Employment Law Cases

COVID-19: redundancy, furlough, consultation, and Facebook

Riney v Javacrest Ltd

A complete lack of any consultation or selection process, allied to notifying staff of redundancies via a Facebook post, led to unfair dismissal.


Mr Riney worked as a Service Chef for Javacrest. In February 2020 he broke his shoulder and told his employer he’d be off work until April. In March 2020 the business closed because of the lockdown. In April, at his request, Mr Riney was furloughed (his sick notes having expired). The business suffered a very serious decline in turnover. In July the general manager posted on the firm’s Facebook page that they were hoping to reopen with limited hours and a restricted menu – and that they’d need fewer staff and redundancies would be necessary. Certain staff attended work to prepare for the reopening and they continued to work when the business did in fact reopen. All other staff remained furloughed. In August, because of still much reduced turnover, the employer concluded it didn’t have enough work to continue employing the 19 staff. This was compounded by the fact that in September the cost to the employer of keeping staff furloughed would increase. It decided to retain the team that prepared the business for reopening and make redundant all the other staff on furlough (which included Mr Riney). On 15 August Mr Riney’s dismissal for redundancy was confirmed. He appealed, focusing on the lack of consultation/selection process and a lack of procedure. The appeal wasn’t heard because by the time the employer had reopened again in November, Mr Riney had begun tribunal proceedings. (His notice and redundancy pay had been calculated wrongly and the tribunal made an order for the correct amounts to be paid.)

Tribunal decision

The complaint of unfair dismissal was upheld.

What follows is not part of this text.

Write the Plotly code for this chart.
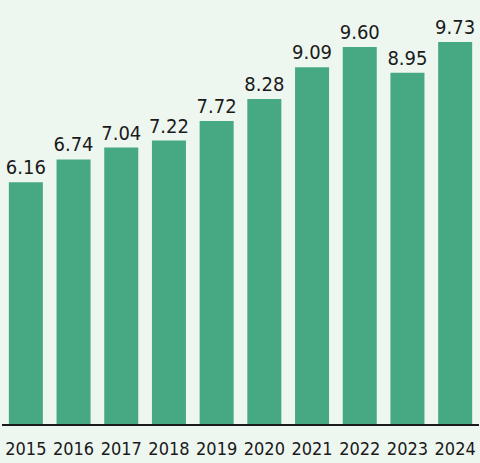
import plotly.graph_objects as go

years = ['2015', '2016', '2017', '2018', '2019', '2020', '2021', '2022', '2023', '2024']
values = [6.16, 6.74, 7.04, 7.22, 7.72, 8.28, 9.09, 9.60, 8.95, 9.73]

bg = '#eef6f0'
bar_color = '#47a884'
ink = '#1a1a1a'
font_name = 'DejaVu Sans Condensed, sans-serif'

fig = go.Figure()
fig.add_trace(go.Bar(x=years, y=values, marker=dict(color=bar_color, line=dict(width=0)),
                     text=[f'{v:.2f}' for v in values], textposition='outside',
                     constraintext='none',
                     textfont=dict(family=font_name, size=20, color=ink),
                     cliponaxis=False, hoverinfo='skip'))

fig.update_layout(width=480, height=463, paper_bgcolor=bg, plot_bgcolor=bg,
                  margin=dict(l=2, r=1, t=0, b=39), bargap=0.287, showlegend=False,
                  xaxis=dict(type='category', showline=True, linecolor=ink, linewidth=2,
                             showgrid=False, ticks='', tickangle=0, automargin=False,
                             ticklabelstandoff=7,
                             tickfont=dict(family=font_name, size=18, color=ink)),
                  yaxis=dict(range=[0, 10.8], visible=False, showgrid=False, zeroline=False,
                             automargin=False))

# page has a default 8px body margin; drop it so the chart fills the window
fig.write_html("out.html", config={'displayModeBar': False},
               post_script="document.body.style.margin='0';")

There was clearly a redundancy situation and the employer had shown that the reason for Mr Riley’s dismissal was redundancy. However, when considering the fairness of the dismissal, the tribunal noted that there had been no exercise to group the employees into pools for selection. Mr Riley and the eight others were selected for redundancy because they remained on furlough and the cost of keeping staff on furlough had become prohibitive for the business. In the absence of the employer being able to explain the basis upon which employees were asked to come in to help prepare the premises for re-opening, and conversely the basis upon which some employees were left on furlough (and thereby selected for redundancy), the clarity and transparency of the basis for selection did not exist.

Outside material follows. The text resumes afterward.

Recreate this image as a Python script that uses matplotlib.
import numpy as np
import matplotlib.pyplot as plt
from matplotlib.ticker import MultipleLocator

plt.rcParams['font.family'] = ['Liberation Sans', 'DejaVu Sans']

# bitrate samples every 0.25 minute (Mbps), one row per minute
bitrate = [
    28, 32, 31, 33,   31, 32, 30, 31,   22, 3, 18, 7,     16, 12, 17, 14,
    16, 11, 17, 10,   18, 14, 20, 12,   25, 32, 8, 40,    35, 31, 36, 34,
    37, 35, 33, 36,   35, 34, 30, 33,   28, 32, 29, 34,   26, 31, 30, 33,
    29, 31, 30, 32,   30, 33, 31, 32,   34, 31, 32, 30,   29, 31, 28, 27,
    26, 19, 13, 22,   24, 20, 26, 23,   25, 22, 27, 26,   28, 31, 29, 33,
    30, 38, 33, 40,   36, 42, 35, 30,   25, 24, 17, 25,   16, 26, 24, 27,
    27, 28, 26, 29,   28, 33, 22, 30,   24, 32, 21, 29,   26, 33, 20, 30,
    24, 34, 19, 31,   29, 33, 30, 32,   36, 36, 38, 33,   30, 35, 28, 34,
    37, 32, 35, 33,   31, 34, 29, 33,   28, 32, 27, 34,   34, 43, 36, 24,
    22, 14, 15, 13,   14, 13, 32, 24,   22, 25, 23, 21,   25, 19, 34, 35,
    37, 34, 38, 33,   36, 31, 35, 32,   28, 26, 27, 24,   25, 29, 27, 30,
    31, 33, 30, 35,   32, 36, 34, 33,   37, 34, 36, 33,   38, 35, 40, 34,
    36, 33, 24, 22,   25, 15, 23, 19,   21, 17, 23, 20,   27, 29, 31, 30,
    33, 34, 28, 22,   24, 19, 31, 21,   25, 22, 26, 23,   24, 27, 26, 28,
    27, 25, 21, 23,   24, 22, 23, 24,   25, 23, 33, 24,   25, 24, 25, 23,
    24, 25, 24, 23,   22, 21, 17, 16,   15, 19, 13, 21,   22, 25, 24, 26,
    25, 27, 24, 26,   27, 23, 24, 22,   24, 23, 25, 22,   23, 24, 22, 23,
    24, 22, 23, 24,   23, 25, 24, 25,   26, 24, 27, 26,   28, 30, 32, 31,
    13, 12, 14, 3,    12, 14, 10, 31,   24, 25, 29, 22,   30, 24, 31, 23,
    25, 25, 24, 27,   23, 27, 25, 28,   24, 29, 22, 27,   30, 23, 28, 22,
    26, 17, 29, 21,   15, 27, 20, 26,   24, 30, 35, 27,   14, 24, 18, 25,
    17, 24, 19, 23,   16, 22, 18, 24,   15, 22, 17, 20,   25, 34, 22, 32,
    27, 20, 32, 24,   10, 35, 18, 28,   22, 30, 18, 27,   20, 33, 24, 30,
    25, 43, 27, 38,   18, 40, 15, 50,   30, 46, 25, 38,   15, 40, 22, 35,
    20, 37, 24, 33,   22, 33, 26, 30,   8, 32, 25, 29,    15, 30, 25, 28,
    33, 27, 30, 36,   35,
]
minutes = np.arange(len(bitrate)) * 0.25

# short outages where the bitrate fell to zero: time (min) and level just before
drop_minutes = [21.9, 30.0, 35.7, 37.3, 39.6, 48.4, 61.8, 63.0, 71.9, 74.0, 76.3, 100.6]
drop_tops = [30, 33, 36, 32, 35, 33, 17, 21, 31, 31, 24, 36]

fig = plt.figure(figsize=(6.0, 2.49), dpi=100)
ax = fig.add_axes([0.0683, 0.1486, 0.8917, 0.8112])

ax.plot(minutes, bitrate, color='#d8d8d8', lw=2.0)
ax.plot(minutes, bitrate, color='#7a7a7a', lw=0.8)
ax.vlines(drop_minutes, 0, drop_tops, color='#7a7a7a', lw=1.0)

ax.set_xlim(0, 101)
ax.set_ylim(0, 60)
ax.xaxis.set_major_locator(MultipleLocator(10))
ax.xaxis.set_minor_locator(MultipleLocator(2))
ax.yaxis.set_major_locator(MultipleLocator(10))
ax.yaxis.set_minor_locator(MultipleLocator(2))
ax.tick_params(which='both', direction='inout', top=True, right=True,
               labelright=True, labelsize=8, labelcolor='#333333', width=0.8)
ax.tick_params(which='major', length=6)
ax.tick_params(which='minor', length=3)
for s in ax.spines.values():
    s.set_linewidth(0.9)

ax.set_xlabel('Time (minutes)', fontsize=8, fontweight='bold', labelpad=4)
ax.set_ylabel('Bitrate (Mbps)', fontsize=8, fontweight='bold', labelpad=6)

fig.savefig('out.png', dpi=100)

Turning to the procedure used to dismiss Mr Riley, the tribunal was critical of the way in which staff had been notified – via a message on a Facebook group page. The message contained no information to inform staff when the redundancies may take effect or how employees would be selected for redundancy. While it acknowledged that the employer was coping with a pandemic and lockdown, it held that no other reasonable employer would have notified staff of impending redundancies by posting a message on Facebook. A remote meeting could have been arranged to enable the employer to provide information to staff and to answer questions. The consultation process was inadequate. As regards the appeal, Mr Riley was notified in his dismissal letter that an appeal should be made within seven days. In the event, he didn’t appeal until a month later. The tribunal would have accepted an argument by the employer that the appeal had been received too late. However in circumstances where the employer acknowledged and accepted the appeal, it considered no other reasonable employer would simply have ignored the matter without providing some explanation or confirmation they no longer intended to arrange a hearing.

The flawed consultation process and procedure - and the fact the employer could not explain why Mr Riley had been left on furlough and thereby selected for redundancy - rendered his dismissal unfair.


In circumstances where the employer has not undertaken a proper redundancy process, it is open to them to argue that if a proper process had been followed, the employee would still have been made redundant and although this does not turn an unfair dismissal into a fair one, compensation is limited. However, in this case the tribunal has concluded that due to the serious flaws in the process, it would be difficult to say that the employee would have been made redundant in any event.